## What the task requires
Exactly reproduce the lines that run from the one containing "Write the matplotlib code for this chart." through the one containing "ax = fig.add_axes([186", ends included, with no pictures.

## Data to process
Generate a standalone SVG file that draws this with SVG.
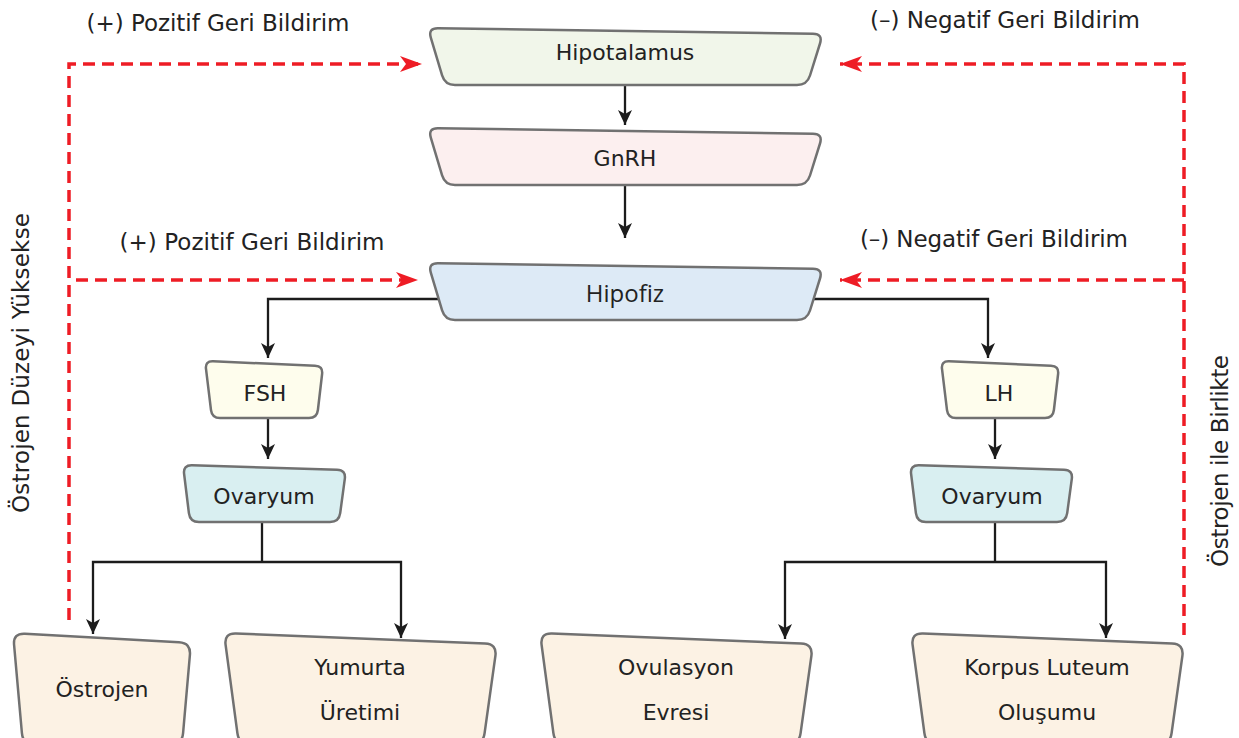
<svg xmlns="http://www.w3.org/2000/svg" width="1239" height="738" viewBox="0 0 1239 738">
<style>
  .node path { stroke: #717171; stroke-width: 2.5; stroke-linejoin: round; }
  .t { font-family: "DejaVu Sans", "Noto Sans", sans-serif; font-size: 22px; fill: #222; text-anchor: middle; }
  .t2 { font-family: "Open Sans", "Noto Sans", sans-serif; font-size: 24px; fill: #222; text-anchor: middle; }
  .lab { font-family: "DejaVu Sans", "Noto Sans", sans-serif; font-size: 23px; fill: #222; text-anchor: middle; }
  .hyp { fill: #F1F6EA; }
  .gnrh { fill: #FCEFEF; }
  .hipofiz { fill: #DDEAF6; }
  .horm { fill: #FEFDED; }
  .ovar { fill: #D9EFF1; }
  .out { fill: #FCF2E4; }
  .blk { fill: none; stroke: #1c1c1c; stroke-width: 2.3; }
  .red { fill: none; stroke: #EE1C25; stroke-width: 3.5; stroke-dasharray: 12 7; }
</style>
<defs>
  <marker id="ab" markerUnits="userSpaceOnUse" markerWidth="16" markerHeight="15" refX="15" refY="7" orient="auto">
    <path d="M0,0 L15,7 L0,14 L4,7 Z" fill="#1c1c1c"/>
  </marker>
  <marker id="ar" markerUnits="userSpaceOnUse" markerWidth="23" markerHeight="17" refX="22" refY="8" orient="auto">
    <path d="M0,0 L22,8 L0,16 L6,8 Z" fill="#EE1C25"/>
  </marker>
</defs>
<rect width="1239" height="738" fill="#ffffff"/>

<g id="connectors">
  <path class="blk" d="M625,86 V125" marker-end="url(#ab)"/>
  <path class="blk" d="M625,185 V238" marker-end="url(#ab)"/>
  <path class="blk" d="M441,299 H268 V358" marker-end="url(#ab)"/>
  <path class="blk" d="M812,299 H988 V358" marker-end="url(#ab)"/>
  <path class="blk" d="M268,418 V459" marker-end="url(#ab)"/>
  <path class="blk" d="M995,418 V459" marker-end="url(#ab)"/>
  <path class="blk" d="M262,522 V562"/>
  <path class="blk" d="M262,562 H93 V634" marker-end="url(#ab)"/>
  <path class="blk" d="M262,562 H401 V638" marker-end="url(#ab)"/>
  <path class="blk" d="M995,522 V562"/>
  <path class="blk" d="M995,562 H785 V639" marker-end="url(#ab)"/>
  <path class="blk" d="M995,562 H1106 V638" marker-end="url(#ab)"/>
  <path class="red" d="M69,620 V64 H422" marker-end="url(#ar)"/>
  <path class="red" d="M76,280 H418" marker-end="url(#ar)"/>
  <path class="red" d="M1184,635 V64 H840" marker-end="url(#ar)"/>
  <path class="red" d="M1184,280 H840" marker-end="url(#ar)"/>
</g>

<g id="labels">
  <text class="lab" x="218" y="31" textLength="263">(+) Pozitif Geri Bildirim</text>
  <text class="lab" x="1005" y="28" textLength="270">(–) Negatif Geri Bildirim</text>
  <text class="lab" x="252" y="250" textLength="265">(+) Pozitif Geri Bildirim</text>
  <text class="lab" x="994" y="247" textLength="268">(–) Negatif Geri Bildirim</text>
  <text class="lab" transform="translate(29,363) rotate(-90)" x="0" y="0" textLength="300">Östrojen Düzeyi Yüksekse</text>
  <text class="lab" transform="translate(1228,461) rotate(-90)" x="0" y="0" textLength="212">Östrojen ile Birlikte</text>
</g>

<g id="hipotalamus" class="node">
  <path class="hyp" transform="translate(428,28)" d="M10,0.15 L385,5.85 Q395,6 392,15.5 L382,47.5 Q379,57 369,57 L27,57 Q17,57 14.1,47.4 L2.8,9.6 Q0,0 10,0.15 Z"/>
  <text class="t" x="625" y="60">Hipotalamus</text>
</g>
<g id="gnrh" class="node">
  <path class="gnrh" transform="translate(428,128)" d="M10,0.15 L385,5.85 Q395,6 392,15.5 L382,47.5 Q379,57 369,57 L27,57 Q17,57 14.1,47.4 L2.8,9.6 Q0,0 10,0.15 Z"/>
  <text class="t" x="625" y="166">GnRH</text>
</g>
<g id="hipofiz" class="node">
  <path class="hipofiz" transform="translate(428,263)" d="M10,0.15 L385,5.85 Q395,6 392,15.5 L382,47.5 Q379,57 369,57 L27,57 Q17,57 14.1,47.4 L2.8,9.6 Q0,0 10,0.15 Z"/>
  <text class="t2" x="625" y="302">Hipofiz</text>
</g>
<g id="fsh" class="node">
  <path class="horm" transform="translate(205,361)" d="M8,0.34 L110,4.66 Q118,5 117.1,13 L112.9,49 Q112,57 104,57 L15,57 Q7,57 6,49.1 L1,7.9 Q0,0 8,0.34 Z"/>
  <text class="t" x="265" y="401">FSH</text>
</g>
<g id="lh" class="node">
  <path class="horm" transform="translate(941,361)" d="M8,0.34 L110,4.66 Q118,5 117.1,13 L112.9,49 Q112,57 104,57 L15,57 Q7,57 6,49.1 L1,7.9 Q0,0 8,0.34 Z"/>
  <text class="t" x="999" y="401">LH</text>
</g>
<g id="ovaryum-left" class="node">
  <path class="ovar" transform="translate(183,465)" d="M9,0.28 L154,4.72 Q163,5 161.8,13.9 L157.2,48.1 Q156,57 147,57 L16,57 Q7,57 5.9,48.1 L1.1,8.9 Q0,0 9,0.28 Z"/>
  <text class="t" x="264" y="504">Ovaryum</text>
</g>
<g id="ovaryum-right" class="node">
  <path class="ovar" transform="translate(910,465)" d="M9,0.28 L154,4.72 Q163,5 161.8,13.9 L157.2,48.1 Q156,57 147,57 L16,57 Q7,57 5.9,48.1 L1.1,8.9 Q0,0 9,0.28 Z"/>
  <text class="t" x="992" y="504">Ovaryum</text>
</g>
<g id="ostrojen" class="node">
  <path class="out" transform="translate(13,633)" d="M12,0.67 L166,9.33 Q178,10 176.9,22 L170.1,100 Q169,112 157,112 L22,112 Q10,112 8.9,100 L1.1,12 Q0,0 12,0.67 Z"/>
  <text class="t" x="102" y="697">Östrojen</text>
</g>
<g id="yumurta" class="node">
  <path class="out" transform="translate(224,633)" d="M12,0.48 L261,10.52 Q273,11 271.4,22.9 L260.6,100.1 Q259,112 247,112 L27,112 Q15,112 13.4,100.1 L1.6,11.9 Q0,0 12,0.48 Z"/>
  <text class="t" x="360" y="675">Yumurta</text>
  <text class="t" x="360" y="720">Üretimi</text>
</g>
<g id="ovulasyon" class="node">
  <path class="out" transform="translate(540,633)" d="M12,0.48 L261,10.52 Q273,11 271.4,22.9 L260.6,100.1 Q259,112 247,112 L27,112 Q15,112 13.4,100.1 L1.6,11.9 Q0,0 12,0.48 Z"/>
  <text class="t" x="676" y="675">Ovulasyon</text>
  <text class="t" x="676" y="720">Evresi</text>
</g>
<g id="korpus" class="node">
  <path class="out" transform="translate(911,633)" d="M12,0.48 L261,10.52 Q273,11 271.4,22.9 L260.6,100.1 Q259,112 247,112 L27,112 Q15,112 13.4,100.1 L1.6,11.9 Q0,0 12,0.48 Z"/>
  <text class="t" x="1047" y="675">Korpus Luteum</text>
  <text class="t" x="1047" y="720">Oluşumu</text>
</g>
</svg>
--
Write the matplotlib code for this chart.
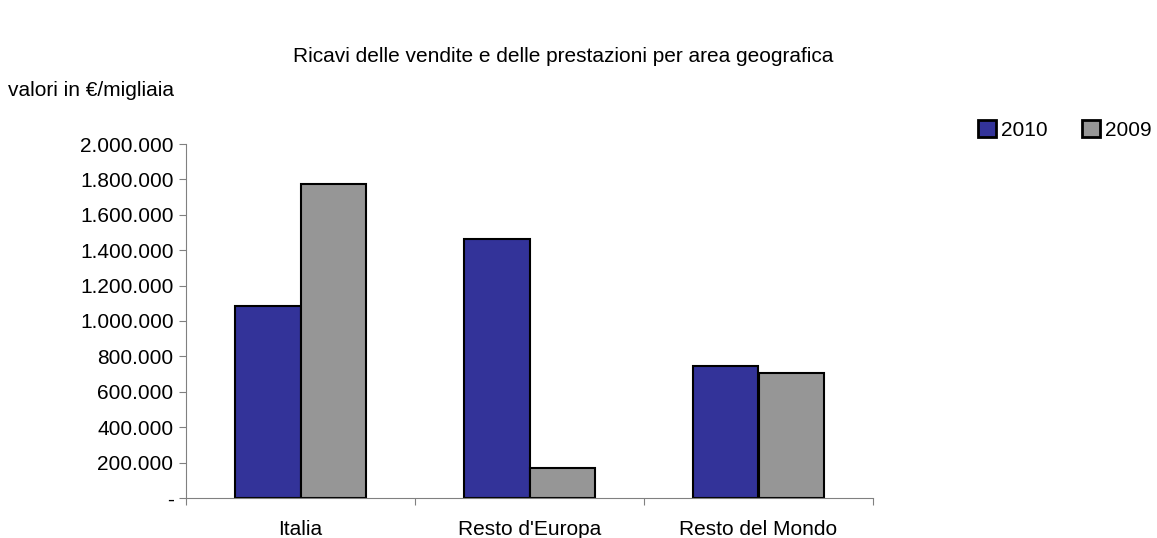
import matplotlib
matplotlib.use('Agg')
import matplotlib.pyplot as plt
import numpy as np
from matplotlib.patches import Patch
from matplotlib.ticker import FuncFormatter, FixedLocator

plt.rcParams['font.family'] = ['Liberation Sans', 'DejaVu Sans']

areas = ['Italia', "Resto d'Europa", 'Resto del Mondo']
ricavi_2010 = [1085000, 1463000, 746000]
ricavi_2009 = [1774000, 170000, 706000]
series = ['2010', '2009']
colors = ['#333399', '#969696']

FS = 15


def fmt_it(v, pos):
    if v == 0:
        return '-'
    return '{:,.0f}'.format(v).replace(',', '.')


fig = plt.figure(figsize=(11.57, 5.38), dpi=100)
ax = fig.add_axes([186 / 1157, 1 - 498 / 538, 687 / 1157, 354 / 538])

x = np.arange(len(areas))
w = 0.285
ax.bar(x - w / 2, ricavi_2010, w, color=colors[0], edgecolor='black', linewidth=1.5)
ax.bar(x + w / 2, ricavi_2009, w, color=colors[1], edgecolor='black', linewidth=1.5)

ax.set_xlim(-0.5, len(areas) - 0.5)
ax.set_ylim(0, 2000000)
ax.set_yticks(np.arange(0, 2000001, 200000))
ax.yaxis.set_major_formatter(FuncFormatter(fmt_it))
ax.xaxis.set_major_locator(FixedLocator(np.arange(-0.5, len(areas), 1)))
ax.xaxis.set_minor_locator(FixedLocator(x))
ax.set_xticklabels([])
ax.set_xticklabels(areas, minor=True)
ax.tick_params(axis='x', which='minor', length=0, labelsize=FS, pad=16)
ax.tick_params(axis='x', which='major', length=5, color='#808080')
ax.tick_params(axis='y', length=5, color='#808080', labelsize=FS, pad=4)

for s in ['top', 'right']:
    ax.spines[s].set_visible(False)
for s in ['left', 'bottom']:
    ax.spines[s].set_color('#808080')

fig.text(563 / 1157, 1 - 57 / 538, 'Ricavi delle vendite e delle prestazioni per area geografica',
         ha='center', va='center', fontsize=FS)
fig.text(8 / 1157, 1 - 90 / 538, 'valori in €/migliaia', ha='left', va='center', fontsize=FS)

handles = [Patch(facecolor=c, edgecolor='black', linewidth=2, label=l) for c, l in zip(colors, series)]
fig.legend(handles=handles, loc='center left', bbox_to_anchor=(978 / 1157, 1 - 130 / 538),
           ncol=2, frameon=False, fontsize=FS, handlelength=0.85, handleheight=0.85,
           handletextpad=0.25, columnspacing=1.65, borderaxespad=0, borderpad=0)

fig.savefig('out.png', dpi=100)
...
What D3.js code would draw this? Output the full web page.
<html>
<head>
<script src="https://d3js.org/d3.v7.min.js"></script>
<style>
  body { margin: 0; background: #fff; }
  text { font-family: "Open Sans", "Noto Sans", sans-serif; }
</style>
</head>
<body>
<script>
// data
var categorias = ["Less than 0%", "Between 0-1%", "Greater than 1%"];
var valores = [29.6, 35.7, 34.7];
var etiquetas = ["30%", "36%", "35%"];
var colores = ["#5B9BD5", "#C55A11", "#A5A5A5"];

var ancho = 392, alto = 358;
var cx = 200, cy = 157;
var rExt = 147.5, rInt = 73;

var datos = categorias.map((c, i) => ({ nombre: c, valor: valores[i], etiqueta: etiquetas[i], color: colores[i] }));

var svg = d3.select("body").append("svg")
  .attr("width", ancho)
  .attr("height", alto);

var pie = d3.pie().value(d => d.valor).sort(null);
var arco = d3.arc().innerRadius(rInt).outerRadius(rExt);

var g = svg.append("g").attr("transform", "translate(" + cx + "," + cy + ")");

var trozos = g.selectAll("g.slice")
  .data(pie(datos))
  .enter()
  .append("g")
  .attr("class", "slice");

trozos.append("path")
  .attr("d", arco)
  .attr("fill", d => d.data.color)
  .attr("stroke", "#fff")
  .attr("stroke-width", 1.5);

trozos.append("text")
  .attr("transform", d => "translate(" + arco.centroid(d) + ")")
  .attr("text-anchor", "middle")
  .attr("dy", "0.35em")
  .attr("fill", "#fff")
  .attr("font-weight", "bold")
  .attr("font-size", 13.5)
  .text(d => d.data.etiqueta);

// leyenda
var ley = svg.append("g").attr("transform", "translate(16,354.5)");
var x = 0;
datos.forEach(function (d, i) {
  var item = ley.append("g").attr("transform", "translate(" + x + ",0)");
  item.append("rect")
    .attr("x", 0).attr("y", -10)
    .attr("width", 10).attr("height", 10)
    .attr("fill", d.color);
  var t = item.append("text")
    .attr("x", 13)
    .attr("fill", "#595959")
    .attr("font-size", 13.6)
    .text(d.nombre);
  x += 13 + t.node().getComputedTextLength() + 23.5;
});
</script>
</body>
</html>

## Result of the task
Write the matplotlib code for this chart.
import matplotlib
matplotlib.use('Agg')
import matplotlib.pyplot as plt
import numpy as np
from matplotlib.patches import Patch
from matplotlib.ticker import FuncFormatter, FixedLocator

plt.rcParams['font.family'] = ['Liberation Sans', 'DejaVu Sans']

areas = ['Italia', "Resto d'Europa", 'Resto del Mondo']
ricavi_2010 = [1085000, 1463000, 746000]
ricavi_2009 = [1774000, 170000, 706000]
series = ['2010', '2009']
colors = ['#333399', '#969696']

FS = 15


def fmt_it(v, pos):
    if v == 0:
        return '-'
    return '{:,.0f}'.format(v).replace(',', '.')


fig = plt.figure(figsize=(11.57, 5.38), dpi=100)
ax = fig.add_axes([186 / 1157, 1 - 498 / 538, 687 / 1157, 354 / 538])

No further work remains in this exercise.